Dessa forma, ressoa viável a concessão de horário reduzido, independentemente de compensação, à autora, em virtude da deficiência que acomete sua filha, devendo ser respeitado o limite mínimo de 30 horas, situação que poderá ser revista futuramente, tanto em razão de perícia judicial a ser realizada, quanto em conformidade com a evolução do tratamento da criança.

Por oportuno, as disposições contidas no art. 39, §§2º e 3º da lei 8112/90 na redação conferida pela lei 13.370, de 12/12/2016, devem ser aplicadas ao caso concreto em exame, por analogia.

Não é demais lembrar que a analogia é regra de integração do Direito, consistindo em aplicação a uma hipótese não prevista em Lei a disposição relativa a um caso semelhante.

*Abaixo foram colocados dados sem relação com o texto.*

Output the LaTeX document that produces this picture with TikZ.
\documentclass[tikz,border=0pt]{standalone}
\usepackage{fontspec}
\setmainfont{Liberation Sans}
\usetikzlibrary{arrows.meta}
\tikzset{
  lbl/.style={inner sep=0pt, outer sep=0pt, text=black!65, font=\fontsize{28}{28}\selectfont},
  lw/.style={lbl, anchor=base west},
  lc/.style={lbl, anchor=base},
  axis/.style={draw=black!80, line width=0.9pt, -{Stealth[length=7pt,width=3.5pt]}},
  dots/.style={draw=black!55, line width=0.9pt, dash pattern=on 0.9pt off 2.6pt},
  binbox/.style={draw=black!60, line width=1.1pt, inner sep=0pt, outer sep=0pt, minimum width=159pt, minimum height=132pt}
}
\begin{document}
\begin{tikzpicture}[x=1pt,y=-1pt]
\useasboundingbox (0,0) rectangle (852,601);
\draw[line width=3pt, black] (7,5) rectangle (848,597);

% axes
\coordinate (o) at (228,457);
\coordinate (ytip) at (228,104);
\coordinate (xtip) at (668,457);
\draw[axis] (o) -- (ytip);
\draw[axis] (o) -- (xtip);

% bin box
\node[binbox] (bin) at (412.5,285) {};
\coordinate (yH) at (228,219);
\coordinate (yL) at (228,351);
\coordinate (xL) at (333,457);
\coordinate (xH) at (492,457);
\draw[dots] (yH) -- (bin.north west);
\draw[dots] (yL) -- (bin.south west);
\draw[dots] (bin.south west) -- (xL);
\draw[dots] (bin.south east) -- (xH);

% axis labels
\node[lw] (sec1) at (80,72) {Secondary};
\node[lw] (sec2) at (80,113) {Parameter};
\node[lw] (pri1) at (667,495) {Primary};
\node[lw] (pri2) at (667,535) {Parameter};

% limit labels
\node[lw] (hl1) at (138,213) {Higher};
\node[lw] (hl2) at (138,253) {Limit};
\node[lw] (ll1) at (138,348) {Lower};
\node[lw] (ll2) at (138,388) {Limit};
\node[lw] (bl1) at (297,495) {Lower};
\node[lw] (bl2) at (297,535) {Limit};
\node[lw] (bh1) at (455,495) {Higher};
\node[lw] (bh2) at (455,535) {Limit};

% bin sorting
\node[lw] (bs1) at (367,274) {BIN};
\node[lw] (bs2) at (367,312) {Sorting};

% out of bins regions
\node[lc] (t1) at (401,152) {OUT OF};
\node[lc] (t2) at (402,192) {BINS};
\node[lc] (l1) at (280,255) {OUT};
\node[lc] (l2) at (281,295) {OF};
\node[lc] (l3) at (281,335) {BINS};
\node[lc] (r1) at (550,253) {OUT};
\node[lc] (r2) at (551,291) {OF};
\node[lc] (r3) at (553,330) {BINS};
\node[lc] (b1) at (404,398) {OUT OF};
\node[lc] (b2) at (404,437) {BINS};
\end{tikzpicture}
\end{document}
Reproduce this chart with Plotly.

A fundamento da aplicação da analogia é o princípio da igualdade, segundo o qual, mutatis mutantis, a lei deve tratar igualmente os iguais, na exata medida de sua desigualdade. O mencionado princípio, exige que os casos semelhantes devam ser regulados por normas semelhantes.

A autora é empregada pública concursada de Empresa Pública Federal, do que decorre a semelhança a autorizar a aplicação analógica da disposição contida no art. 39, §§2º e 3º da lei 8112/90 até que seja regulamentada a questão especificamente em relação aos empregados públicos da ré, valendo lembrar que tal regulamentação decorre Estatuto da Pessoa com Deficiência (Lei n. 13.146/15), que tem por base a Convenção sobre os Direitos das Pessoas com Deficiência, que foi ratificada pelo Congresso Nacional por meio do Decreto Legislativo n. 186, de 09/07/2008, em conformidade com o procedimento previsto no §3º do art. 5º da Constituição Federal, em vigor para o Brasil, no plano jurídico externo, desde 31 de agosto de 2008, e promulgados pelo Decreto n. 6.949, de 25/08/2009, data de início de sua vigência no plano interno (art. 1º, parágrafo único, Lei 13.146/15). Enfim, a Convenção Internacional dos Direitos de Pessoas com Deficiência tem status de emenda constitucional.

Por fim, afrontaria o disposto nos artigos 1º, 3º e 7º da Convenção sobre os Direitos da Pessoa com Deficiência conferir à filha da autora, empregada concursada de empresa pública federal, tratamento discriminatório em relação àquele conferido aos filhos com necessidades especiais de servidores públicos federais, sendo certo que o interesse da criança, nesse momento, deve se sobrepor a qualquer outro."

(...)

Assinalo, ademais, que os arts. 1º, III e IV, 3º, IV, da Constituição Federal estabelecem como fundamentos do Estado Brasileiro a dignidade da pessoa humana, os valores sociais do trabalho e a promoção do bem-estar social, sem quaisquer restrições, devendo, por isso, prevalecer sobre o princípio da legalidade, cuja alegada contrariedade, aliás, não se sustenta, já que, sendo a autora empregada pública concursada, tal como os servidores regidos pela Lei nº 8.112/90, e integrando a ré a Administração Pública indireta, sujeita-se esta, por analogia, à disposição contida no art. 39, §§2º e 3º de referido Estatuto.

Isto porque é inconcebível impor à empregada redução de seus rendimentos, considerando que tal fato poderia até mesmo inviabilizar ou prejudicar o tratamento de saúde adequado.

Irretocável a decisão de origem, não há falar em reforma, inclusive quanto à concessão da tutela de urgência.

Pelo que, nego provimento ao recurso.

ACORDAM os membros da 3ª Câmara do Tribunal Regional do Trabalho da 12ª Região, por unanimidade, CONHECER DO RECURSO. Por igual votação, rejeitar as preliminares suscitadas pela recorrente. No mérito, por maioria, vencido o Desembargador Nivaldo Stankiewicz, NEGAR PROVIMENTO AO RECURSO. Manter o valor da condenação e das custas. Intimem-se.                   

Participaram do julgamento realizado na sessão do dia 09 de setembro de 2020, sob a Presidência do Desembargador do Trabalho José Ernesto Manzi, os Desembargadores do Trabalho Quézia de Araújo Duarte Nieves Gonzalez e Nivaldo Stankiewicz. Presente a Procuradora Regional do Trabalho Silvia Maria Zimmermann.